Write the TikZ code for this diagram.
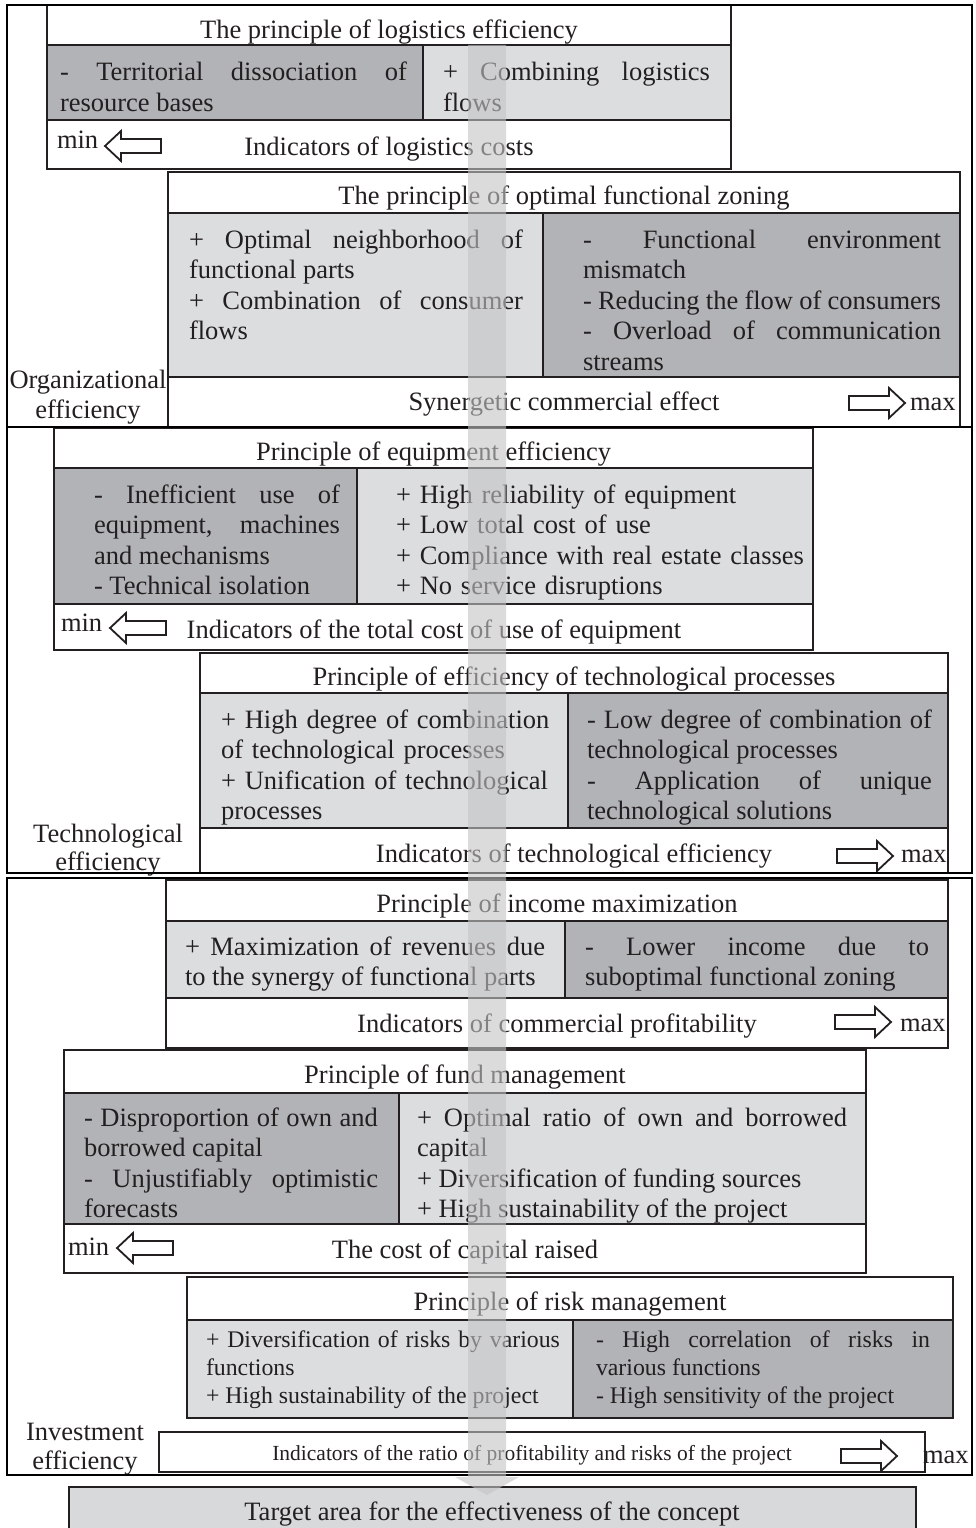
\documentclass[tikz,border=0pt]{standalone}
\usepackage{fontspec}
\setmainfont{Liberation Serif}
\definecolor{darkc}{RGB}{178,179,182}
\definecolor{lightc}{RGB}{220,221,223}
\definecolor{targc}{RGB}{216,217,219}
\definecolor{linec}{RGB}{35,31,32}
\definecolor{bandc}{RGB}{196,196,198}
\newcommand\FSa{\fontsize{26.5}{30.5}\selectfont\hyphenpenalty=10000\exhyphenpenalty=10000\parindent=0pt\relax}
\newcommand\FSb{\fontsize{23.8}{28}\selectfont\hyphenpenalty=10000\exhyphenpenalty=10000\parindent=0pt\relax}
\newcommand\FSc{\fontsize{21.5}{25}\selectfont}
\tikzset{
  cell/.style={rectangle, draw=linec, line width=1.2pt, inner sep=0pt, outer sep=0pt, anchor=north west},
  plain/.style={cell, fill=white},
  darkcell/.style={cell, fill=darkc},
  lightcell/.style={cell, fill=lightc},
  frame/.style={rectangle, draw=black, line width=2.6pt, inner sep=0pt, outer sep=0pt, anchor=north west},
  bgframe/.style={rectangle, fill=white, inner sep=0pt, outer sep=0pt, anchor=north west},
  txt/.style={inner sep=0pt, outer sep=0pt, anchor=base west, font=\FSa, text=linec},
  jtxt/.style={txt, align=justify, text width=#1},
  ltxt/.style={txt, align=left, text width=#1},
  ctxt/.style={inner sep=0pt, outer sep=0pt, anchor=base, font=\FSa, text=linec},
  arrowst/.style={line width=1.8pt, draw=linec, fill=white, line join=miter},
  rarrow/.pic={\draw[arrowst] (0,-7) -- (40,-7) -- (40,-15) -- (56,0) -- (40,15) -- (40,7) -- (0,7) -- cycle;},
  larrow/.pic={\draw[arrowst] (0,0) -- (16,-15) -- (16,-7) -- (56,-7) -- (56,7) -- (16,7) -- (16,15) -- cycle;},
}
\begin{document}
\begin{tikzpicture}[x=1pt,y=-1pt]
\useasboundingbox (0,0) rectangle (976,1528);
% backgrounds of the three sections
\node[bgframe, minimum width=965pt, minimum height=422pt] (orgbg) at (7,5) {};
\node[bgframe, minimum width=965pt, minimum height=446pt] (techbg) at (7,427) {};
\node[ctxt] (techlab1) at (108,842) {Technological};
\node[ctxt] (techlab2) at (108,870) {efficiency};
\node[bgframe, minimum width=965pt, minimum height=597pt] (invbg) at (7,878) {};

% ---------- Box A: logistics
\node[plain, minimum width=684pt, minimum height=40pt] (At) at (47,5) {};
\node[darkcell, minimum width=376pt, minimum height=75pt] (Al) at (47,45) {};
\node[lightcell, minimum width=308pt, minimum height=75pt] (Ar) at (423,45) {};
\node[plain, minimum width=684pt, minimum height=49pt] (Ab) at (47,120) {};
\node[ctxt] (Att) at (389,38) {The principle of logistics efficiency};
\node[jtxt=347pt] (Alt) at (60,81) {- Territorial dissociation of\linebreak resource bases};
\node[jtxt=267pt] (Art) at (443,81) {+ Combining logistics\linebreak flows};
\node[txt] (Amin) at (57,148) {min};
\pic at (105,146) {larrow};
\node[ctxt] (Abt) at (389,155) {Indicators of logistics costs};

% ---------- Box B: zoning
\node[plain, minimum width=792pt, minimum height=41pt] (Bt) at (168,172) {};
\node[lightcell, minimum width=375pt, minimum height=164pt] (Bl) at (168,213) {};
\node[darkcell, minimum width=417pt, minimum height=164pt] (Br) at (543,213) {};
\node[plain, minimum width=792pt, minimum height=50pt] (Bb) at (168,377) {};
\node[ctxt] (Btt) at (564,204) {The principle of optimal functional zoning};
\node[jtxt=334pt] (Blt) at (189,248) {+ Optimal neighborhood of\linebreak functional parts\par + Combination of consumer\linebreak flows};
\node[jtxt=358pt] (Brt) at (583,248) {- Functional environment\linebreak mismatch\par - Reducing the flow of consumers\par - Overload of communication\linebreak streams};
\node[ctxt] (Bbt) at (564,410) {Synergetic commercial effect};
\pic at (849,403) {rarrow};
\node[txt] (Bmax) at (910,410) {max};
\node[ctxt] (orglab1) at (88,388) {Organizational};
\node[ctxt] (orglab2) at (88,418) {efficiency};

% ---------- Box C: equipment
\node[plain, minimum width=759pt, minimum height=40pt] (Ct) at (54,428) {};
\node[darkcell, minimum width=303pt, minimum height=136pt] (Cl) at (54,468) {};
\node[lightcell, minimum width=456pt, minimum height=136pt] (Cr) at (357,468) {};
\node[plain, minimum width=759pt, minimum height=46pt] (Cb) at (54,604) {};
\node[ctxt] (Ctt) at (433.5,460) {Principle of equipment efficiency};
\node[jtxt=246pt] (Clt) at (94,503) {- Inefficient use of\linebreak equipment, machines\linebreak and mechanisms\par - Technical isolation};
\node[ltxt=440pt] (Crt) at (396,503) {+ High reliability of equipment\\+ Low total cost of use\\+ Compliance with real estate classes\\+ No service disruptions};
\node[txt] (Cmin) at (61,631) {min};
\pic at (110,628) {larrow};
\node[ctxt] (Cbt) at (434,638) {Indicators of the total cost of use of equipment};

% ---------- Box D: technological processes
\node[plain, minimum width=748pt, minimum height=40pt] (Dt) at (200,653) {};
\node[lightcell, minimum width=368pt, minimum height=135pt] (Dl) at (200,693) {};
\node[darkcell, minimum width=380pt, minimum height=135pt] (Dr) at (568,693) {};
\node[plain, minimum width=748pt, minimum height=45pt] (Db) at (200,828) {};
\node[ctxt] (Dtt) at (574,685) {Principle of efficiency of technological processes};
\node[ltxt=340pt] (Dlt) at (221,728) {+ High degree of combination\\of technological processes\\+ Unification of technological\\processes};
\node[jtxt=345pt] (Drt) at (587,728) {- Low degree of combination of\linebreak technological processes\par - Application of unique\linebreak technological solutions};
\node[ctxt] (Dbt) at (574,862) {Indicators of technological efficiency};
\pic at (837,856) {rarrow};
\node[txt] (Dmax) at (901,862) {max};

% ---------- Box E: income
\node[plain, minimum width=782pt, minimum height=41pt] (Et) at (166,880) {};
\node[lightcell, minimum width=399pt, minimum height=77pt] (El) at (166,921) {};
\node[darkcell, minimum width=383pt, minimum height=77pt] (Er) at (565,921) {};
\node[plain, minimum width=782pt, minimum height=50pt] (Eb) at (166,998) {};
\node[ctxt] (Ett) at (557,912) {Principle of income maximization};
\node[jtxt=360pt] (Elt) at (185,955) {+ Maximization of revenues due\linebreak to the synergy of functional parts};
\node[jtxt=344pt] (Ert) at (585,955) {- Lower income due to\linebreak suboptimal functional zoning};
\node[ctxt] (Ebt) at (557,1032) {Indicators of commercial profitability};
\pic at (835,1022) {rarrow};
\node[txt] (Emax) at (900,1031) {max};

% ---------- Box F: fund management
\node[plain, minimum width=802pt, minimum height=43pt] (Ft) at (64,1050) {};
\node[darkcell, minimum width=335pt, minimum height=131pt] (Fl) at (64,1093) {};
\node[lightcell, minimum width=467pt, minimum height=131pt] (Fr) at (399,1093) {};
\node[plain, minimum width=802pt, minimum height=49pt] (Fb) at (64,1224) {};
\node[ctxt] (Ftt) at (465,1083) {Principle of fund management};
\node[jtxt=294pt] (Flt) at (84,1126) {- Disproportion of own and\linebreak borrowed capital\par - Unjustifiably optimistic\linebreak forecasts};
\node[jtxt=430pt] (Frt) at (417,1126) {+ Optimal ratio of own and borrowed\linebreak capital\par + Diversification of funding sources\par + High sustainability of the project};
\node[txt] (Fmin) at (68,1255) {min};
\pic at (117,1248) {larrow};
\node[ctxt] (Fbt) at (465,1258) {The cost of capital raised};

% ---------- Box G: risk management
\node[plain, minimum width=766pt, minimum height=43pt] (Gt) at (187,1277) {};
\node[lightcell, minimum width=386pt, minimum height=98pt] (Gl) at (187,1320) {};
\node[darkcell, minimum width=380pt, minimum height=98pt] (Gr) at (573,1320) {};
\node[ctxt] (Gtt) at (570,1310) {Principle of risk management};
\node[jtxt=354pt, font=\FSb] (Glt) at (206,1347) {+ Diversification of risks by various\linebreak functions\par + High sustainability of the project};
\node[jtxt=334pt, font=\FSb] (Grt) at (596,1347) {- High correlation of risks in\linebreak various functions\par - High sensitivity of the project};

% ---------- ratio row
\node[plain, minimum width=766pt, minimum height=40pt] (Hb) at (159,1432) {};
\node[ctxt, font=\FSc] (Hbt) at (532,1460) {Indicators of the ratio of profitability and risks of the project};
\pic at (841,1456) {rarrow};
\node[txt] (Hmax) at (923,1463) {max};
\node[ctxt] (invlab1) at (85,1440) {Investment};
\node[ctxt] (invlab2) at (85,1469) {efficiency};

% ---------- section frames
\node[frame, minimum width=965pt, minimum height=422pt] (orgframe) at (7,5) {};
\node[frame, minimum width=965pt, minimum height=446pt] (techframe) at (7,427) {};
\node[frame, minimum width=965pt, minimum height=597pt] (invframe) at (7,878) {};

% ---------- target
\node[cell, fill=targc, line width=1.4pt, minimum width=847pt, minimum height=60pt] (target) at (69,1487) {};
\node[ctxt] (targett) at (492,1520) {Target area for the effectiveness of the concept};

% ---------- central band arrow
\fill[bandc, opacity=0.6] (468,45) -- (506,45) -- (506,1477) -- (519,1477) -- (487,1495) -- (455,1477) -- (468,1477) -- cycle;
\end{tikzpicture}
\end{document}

**What you have to do:**
Give again, exactly, the lines from the start of the data through the one holding "minimum height=597pt] (invbg)"; omit the pictures.

**Solution for this problem:**
Write the TikZ code for this diagram.
\documentclass[tikz,border=0pt]{standalone}
\usepackage{fontspec}
\setmainfont{Liberation Serif}
\definecolor{darkc}{RGB}{178,179,182}
\definecolor{lightc}{RGB}{220,221,223}
\definecolor{targc}{RGB}{216,217,219}
\definecolor{linec}{RGB}{35,31,32}
\definecolor{bandc}{RGB}{196,196,198}
\newcommand\FSa{\fontsize{26.5}{30.5}\selectfont\hyphenpenalty=10000\exhyphenpenalty=10000\parindent=0pt\relax}
\newcommand\FSb{\fontsize{23.8}{28}\selectfont\hyphenpenalty=10000\exhyphenpenalty=10000\parindent=0pt\relax}
\newcommand\FSc{\fontsize{21.5}{25}\selectfont}
\tikzset{
  cell/.style={rectangle, draw=linec, line width=1.2pt, inner sep=0pt, outer sep=0pt, anchor=north west},
  plain/.style={cell, fill=white},
  darkcell/.style={cell, fill=darkc},
  lightcell/.style={cell, fill=lightc},
  frame/.style={rectangle, draw=black, line width=2.6pt, inner sep=0pt, outer sep=0pt, anchor=north west},
  bgframe/.style={rectangle, fill=white, inner sep=0pt, outer sep=0pt, anchor=north west},
  txt/.style={inner sep=0pt, outer sep=0pt, anchor=base west, font=\FSa, text=linec},
  jtxt/.style={txt, align=justify, text width=#1},
  ltxt/.style={txt, align=left, text width=#1},
  ctxt/.style={inner sep=0pt, outer sep=0pt, anchor=base, font=\FSa, text=linec},
  arrowst/.style={line width=1.8pt, draw=linec, fill=white, line join=miter},
  rarrow/.pic={\draw[arrowst] (0,-7) -- (40,-7) -- (40,-15) -- (56,0) -- (40,15) -- (40,7) -- (0,7) -- cycle;},
  larrow/.pic={\draw[arrowst] (0,0) -- (16,-15) -- (16,-7) -- (56,-7) -- (56,7) -- (16,7) -- (16,15) -- cycle;},
}
\begin{document}
\begin{tikzpicture}[x=1pt,y=-1pt]
\useasboundingbox (0,0) rectangle (976,1528);
% backgrounds of the three sections
\node[bgframe, minimum width=965pt, minimum height=422pt] (orgbg) at (7,5) {};
\node[bgframe, minimum width=965pt, minimum height=446pt] (techbg) at (7,427) {};
\node[ctxt] (techlab1) at (108,842) {Technological};
\node[ctxt] (techlab2) at (108,870) {efficiency};
\node[bgframe, minimum width=965pt, minimum height=597pt] (invbg) at (7,878) {};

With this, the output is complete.